### THE EXERCISE
All of the data should be repeated exactly; pictures are not part of the copy.

### MATERIAL

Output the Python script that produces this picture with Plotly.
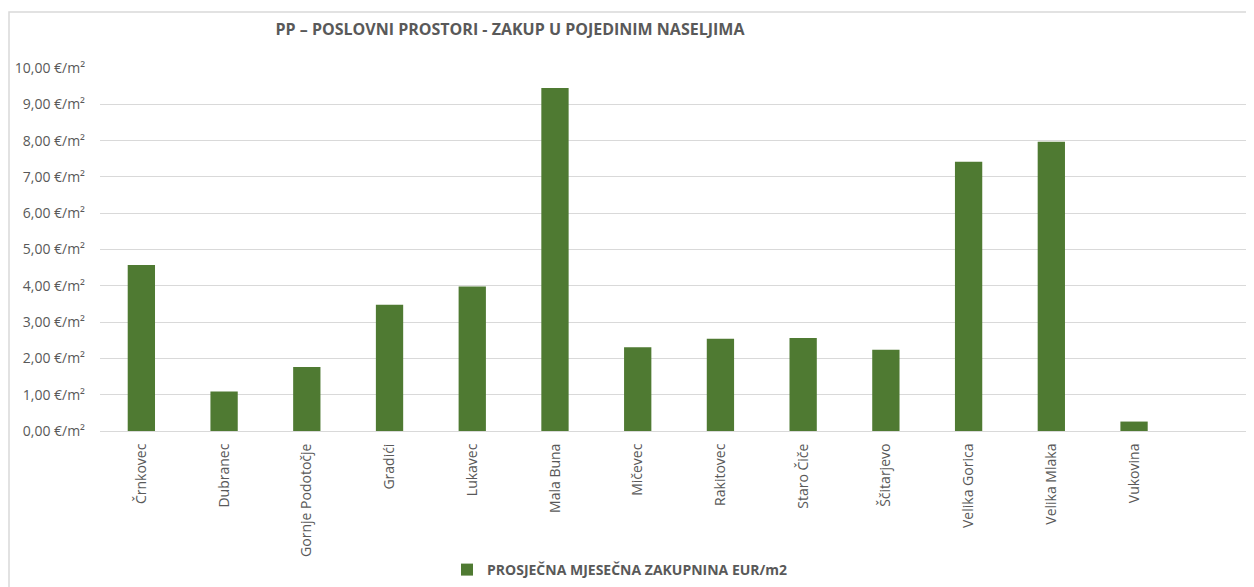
import plotly.graph_objects as go

categories = ["Črnkovec", "Dubranec", "Gornje Podotočje", "Gradići", "Lukavec",
              "Mala Buna", "Mičevec", "Rakitovec", "Staro Čiče", "Ščitarjevo",
              "Velika Gorica", "Velika Mlaka", "Vukovina"]
values = [4.57, 1.09, 1.76, 3.48, 3.98, 9.45, 2.31, 2.54, 2.56, 2.24, 7.42, 7.97, 0.26]
y_ticks = [0, 1, 2, 3, 4, 5, 6, 7, 8, 9, 10]
y_tick_labels = [f"{v:.2f}".replace(".", ",") + " €/m²" for v in y_ticks]
series_name = "PROSJEČNA MJESEČNA ZAKUPNINA EUR/m2"
title_text = "PP – POSLOVNI PROSTORI - ZAKUP U POJEDINIM NASELJIMA"

GREY = "#595959"
GREEN = "#4F7A32"
FONT = "Open Sans"

# page body has an 8px default margin
W, H = 1246, 579
L, T, B, R = 92, 60, 156, 0
PW, PH = W - L - R, H - T - B

fig = go.Figure()
fig.add_trace(go.Bar(
    x=list(range(len(categories))), y=values, name=series_name,
    marker=dict(color=GREEN, line=dict(width=0)),
    width=0.33, showlegend=True,
))

fig.update_layout(
    width=W, height=H,
    margin=dict(l=L, r=R, t=T, b=B, autoexpand=False),
    paper_bgcolor="white", plot_bgcolor="white",
    font=dict(family=FONT, color=GREY, size=14),
    title=dict(text=title_text, x=(510 - 100) / PW, xref="paper", xanchor="center",
               y=1 - (29 - 8) / H, yref="container", yanchor="middle",
               font=dict(family=FONT, size=16, color=GREY, weight="bold")),
    xaxis=dict(
        range=[-0.5, 13.45], tickmode="array",
        tickvals=list(range(len(categories))), ticktext=categories,
        tickangle=-90, showgrid=False, zeroline=False,
        showline=True, linecolor="#D9D9D9", linewidth=1,
        ticks="", ticklabelstandoff=6,
        tickfont=dict(family=FONT, size=14, color=GREY),
    ),
    yaxis=dict(
        range=[0, 10], tickmode="array", tickvals=y_ticks, ticktext=y_tick_labels,
        showgrid=True, gridcolor="#D9D9D9", gridwidth=1,
        zeroline=False, showline=False, ticks="", ticklabelstandoff=14,
        tickfont=dict(family=FONT, size=14, color=GREY),
    ),
    legend=dict(orientation="h", x=(620 - 100) / PW, xanchor="center",
                y=-(570 - 431) / PH, yanchor="middle",
                font=dict(family=FONT, size=14, color=GREY, weight="bold"),
                itemwidth=30),
    shapes=[dict(type="rect", xref="paper", yref="paper",
                 x0=(9 - 100) / PW, x1=1.2, y0=-0.8, y1=(431 - 12) / PH,
                 line=dict(color="#D9D9D9", width=1.5), layer="below")],
)

fig.write_html("out.html")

### EXPECTED ANSWER
Output the Python script that produces this picture with Plotly.
import plotly.graph_objects as go

categories = ["Črnkovec", "Dubranec", "Gornje Podotočje", "Gradići", "Lukavec",
              "Mala Buna", "Mičevec", "Rakitovec", "Staro Čiče", "Ščitarjevo",
              "Velika Gorica", "Velika Mlaka", "Vukovina"]
values = [4.57, 1.09, 1.76, 3.48, 3.98, 9.45, 2.31, 2.54, 2.56, 2.24, 7.42, 7.97, 0.26]
y_ticks = [0, 1, 2, 3, 4, 5, 6, 7, 8, 9, 10]
y_tick_labels = [f"{v:.2f}".replace(".", ",") + " €/m²" for v in y_ticks]
series_name = "PROSJEČNA MJESEČNA ZAKUPNINA EUR/m2"
title_text = "PP – POSLOVNI PROSTORI - ZAKUP U POJEDINIM NASELJIMA"

GREY = "#595959"
GREEN = "#4F7A32"
FONT = "Open Sans"

# page body has an 8px default margin
W, H = 1246, 579
L, T, B, R = 92, 60, 156, 0
PW, PH = W - L - R, H - T - B

fig = go.Figure()
fig.add_trace(go.Bar(
    x=list(range(len(categories))), y=values, name=series_name,
    marker=dict(color=GREEN, line=dict(width=0)),
    width=0.33, showlegend=True,
))

fig.update_layout(
    width=W, height=H,
    margin=dict(l=L, r=R, t=T, b=B, autoexpand=False),
    paper_bgcolor="white", plot_bgcolor="white",
    font=dict(family=FONT, color=GREY, size=14),
    title=dict(text=title_text, x=(510 - 100) / PW, xref="paper", xanchor="center",
               y=1 - (29 - 8) / H, yref="container", yanchor="middle",
               font=dict(family=FONT, size=16, color=GREY, weight="bold")),
    xaxis=dict(
        range=[-0.5, 13.45], tickmode="array",
        tickvals=list(range(len(categories))), ticktext=categories,
        tickangle=-90, showgrid=False, zeroline=False,
        showline=True, linecolor="#D9D9D9", linewidth=1,
        ticks="", ticklabelstandoff=6,
        tickfont=dict(family=FONT, size=14, color=GREY),
    ),
    yaxis=dict(
        range=[0, 10], tickmode="array", tickvals=y_ticks, ticktext=y_tick_labels,
        showgrid=True, gridcolor="#D9D9D9", gridwidth=1,
        zeroline=False, showline=False, ticks="", ticklabelstandoff=14,
        tickfont=dict(family=FONT, size=14, color=GREY),
    ),
    legend=dict(orientation="h", x=(620 - 100) / PW, xanchor="center",
                y=-(570 - 431) / PH, yanchor="middle",
                font=dict(family=FONT, size=14, color=GREY, weight="bold"),
                itemwidth=30),
    shapes=[dict(type="rect", xref="paper", yref="paper",
                 x0=(9 - 100) / PW, x1=1.2, y0=-0.8, y1=(431 - 12) / PH,
                 line=dict(color="#D9D9D9", width=1.5), layer="below")],
)

fig.write_html("out.html")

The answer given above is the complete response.